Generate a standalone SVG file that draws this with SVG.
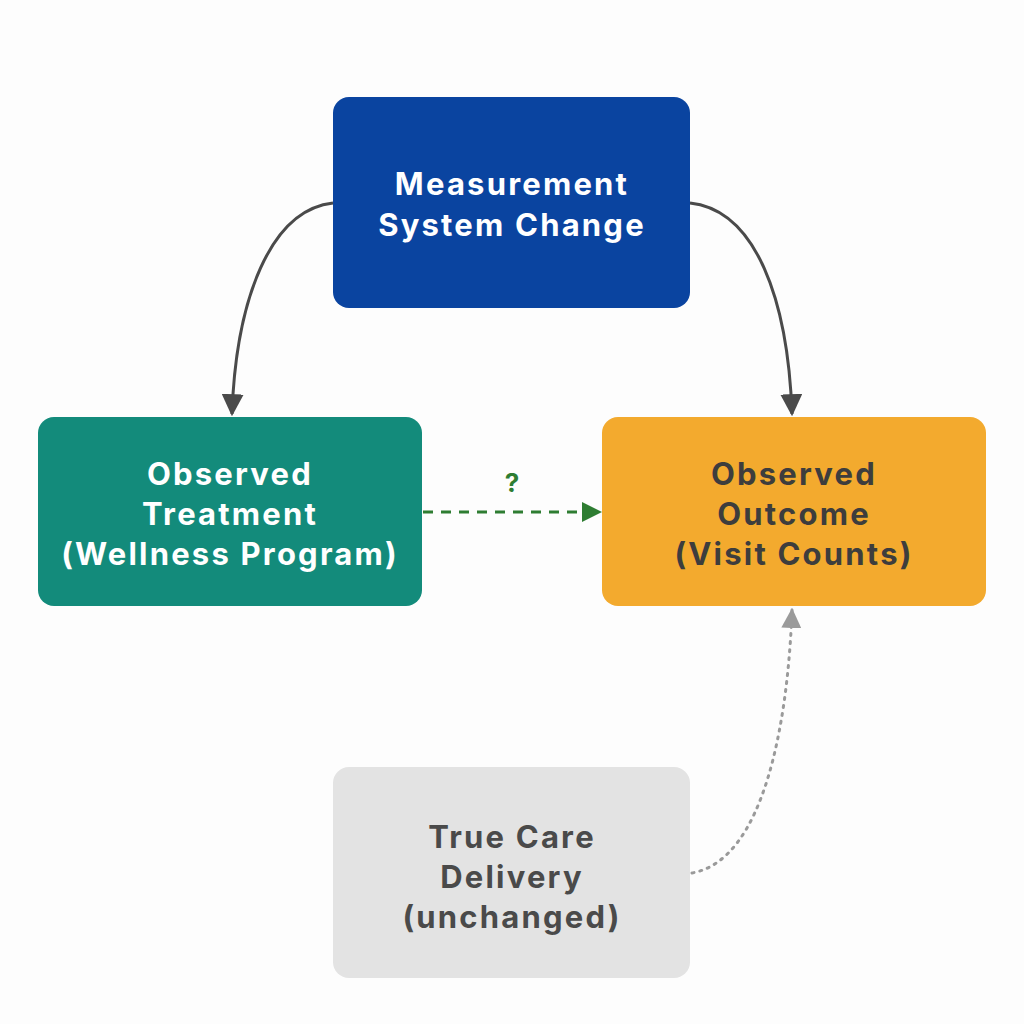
<svg xmlns="http://www.w3.org/2000/svg" width="1024" height="1024" viewBox="0 0 1024 1024">
<style>
text{font-family:"Inter","Open Sans","Liberation Sans",sans-serif;font-weight:700;font-size:31px;letter-spacing:2.2px;text-anchor:middle}
.w{fill:#fff}.d{fill:#3d3d3d}.g{fill:#4a4a4a}
</style>
<defs>
<marker id="ag" viewBox="0 0 10 10" refX="9" refY="5" markerWidth="20" markerHeight="20" markerUnits="userSpaceOnUse" orient="auto"><path d="M0,0L10,5L0,10z" fill="#2e7d32"/></marker>
<marker id="ay" viewBox="0 0 10 10" refX="9" refY="5" markerWidth="20" markerHeight="20" markerUnits="userSpaceOnUse" orient="auto"><path d="M0,0L10,5L0,10z" fill="#9a9a9a"/></marker>
<marker id="ak" viewBox="0 0 10 10" refX="9" refY="5" markerWidth="22" markerHeight="22" markerUnits="userSpaceOnUse" orient="auto"><path d="M0,0L10,5L0,10z" fill="#4a4a4a"/></marker>
</defs>
<rect width="1024" height="1024" fill="#fdfdfd"/>
<g id="connectors" fill="none">
<path d="M333,203 C270,210 236,300 232,414" stroke="#4a4a4a" stroke-width="3" marker-end="url(#ak)"/>
<path d="M690,203 C756,210 788,300 792,414" stroke="#4a4a4a" stroke-width="3" marker-end="url(#ak)"/>
<path d="M423,512 L600,512" stroke="#2e7d32" stroke-width="3" stroke-dasharray="10,8" marker-end="url(#ag)"/>
<path d="M692,873 C765,860 788,720 792,610" stroke="#9a9a9a" stroke-width="3" stroke-dasharray="2,6" stroke-linecap="round" marker-end="url(#ay)"/>
<text x="512" y="492" style="fill:#2e7d32;font-size:26px;letter-spacing:0">?</text>
</g>
<g id="measurement"><rect x="333" y="97" width="357" height="211" rx="16" fill="#0a44a0"/>
<text class="w" x="512" y="195">Measurement</text><text class="w" x="512" y="236">System Change</text></g>
<g id="treatment"><rect x="38" y="417" width="384" height="189" rx="16" fill="#138b7b"/>
<text class="w" x="230" y="485">Observed</text><text class="w" x="230" y="525">Treatment</text><text class="w" x="230" y="565">(Wellness Program)</text></g>
<g id="outcome"><rect x="602" y="417" width="384" height="189" rx="16" fill="#f3aa2e"/>
<text class="d" x="794" y="485">Observed</text><text class="d" x="794" y="525">Outcome</text><text class="d" x="794" y="565">(Visit Counts)</text></g>
<g id="care"><rect x="333" y="767" width="357" height="211" rx="16" fill="#e3e3e3"/>
<text class="g" x="512" y="848">True Care</text><text class="g" x="512" y="888">Delivery</text><text class="g" x="512" y="928">(unchanged)</text></g>
</svg>
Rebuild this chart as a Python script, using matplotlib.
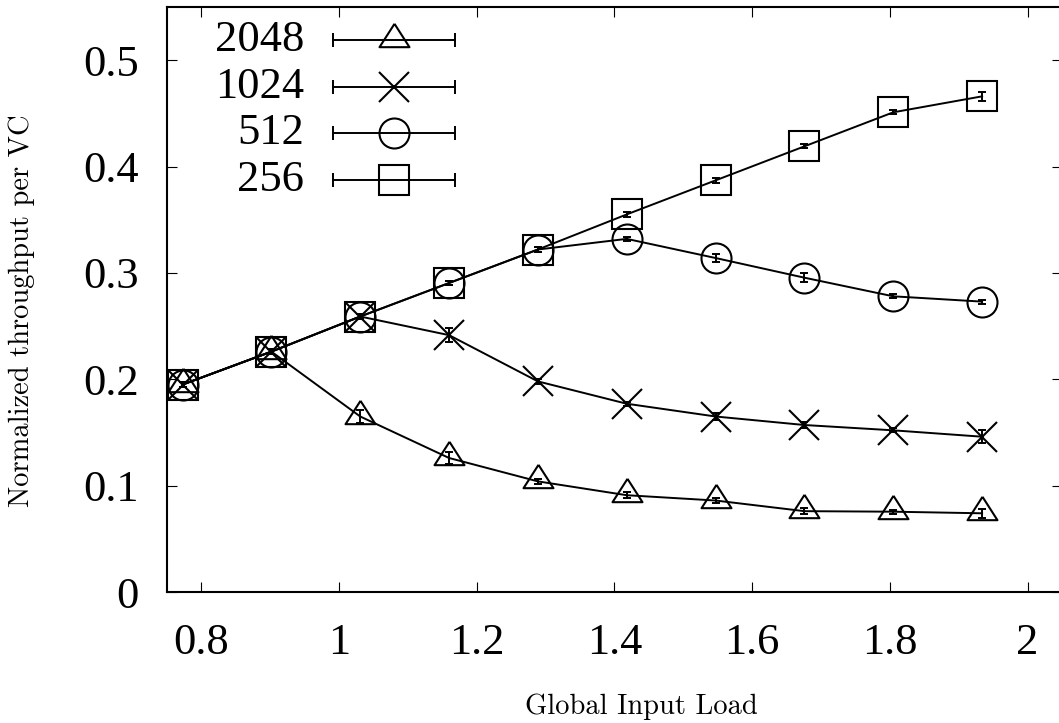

**Challenge**
Without the pictures, extract every entry verbatim.

**Result**
Generate a standalone SVG file that draws this with SVG.
<svg xmlns="http://www.w3.org/2000/svg" width="1024" height="1024" viewBox="0 0 1024 1024">
<style>
text{font-family:"Inter","Open Sans","Liberation Sans",sans-serif;font-weight:700;font-size:31px;letter-spacing:2.2px;text-anchor:middle}
.w{fill:#fff}.d{fill:#3d3d3d}.g{fill:#4a4a4a}
</style>
<defs>
<marker id="ag" viewBox="0 0 10 10" refX="9" refY="5" markerWidth="20" markerHeight="20" markerUnits="userSpaceOnUse" orient="auto"><path d="M0,0L10,5L0,10z" fill="#2e7d32"/></marker>
<marker id="ay" viewBox="0 0 10 10" refX="9" refY="5" markerWidth="20" markerHeight="20" markerUnits="userSpaceOnUse" orient="auto"><path d="M0,0L10,5L0,10z" fill="#9a9a9a"/></marker>
<marker id="ak" viewBox="0 0 10 10" refX="9" refY="5" markerWidth="22" markerHeight="22" markerUnits="userSpaceOnUse" orient="auto"><path d="M0,0L10,5L0,10z" fill="#4a4a4a"/></marker>
</defs>
<rect width="1024" height="1024" fill="#fdfdfd"/>
<g id="connectors" fill="none">
<path d="M333,203 C270,210 236,300 232,414" stroke="#4a4a4a" stroke-width="3" marker-end="url(#ak)"/>
<path d="M690,203 C756,210 788,300 792,414" stroke="#4a4a4a" stroke-width="3" marker-end="url(#ak)"/>
<path d="M423,512 L600,512" stroke="#2e7d32" stroke-width="3" stroke-dasharray="10,8" marker-end="url(#ag)"/>
<path d="M692,873 C765,860 788,720 792,610" stroke="#9a9a9a" stroke-width="3" stroke-dasharray="2,6" stroke-linecap="round" marker-end="url(#ay)"/>
<text x="512" y="492" style="fill:#2e7d32;font-size:26px;letter-spacing:0">?</text>
</g>
<g id="measurement"><rect x="333" y="97" width="357" height="211" rx="16" fill="#0a44a0"/>
<text class="w" x="512" y="195">Measurement</text><text class="w" x="512" y="236">System Change</text></g>
<g id="treatment"><rect x="38" y="417" width="384" height="189" rx="16" fill="#138b7b"/>
<text class="w" x="230" y="485">Observed</text><text class="w" x="230" y="525">Treatment</text><text class="w" x="230" y="565">(Wellness Program)</text></g>
<g id="outcome"><rect x="602" y="417" width="384" height="189" rx="16" fill="#f3aa2e"/>
<text class="d" x="794" y="485">Observed</text><text class="d" x="794" y="525">Outcome</text><text class="d" x="794" y="565">(Visit Counts)</text></g>
<g id="care"><rect x="333" y="767" width="357" height="211" rx="16" fill="#e3e3e3"/>
<text class="g" x="512" y="848">True Care</text><text class="g" x="512" y="888">Delivery</text><text class="g" x="512" y="928">(unchanged)</text></g>
</svg>
Rebuild this chart as a Python script, using matplotlib.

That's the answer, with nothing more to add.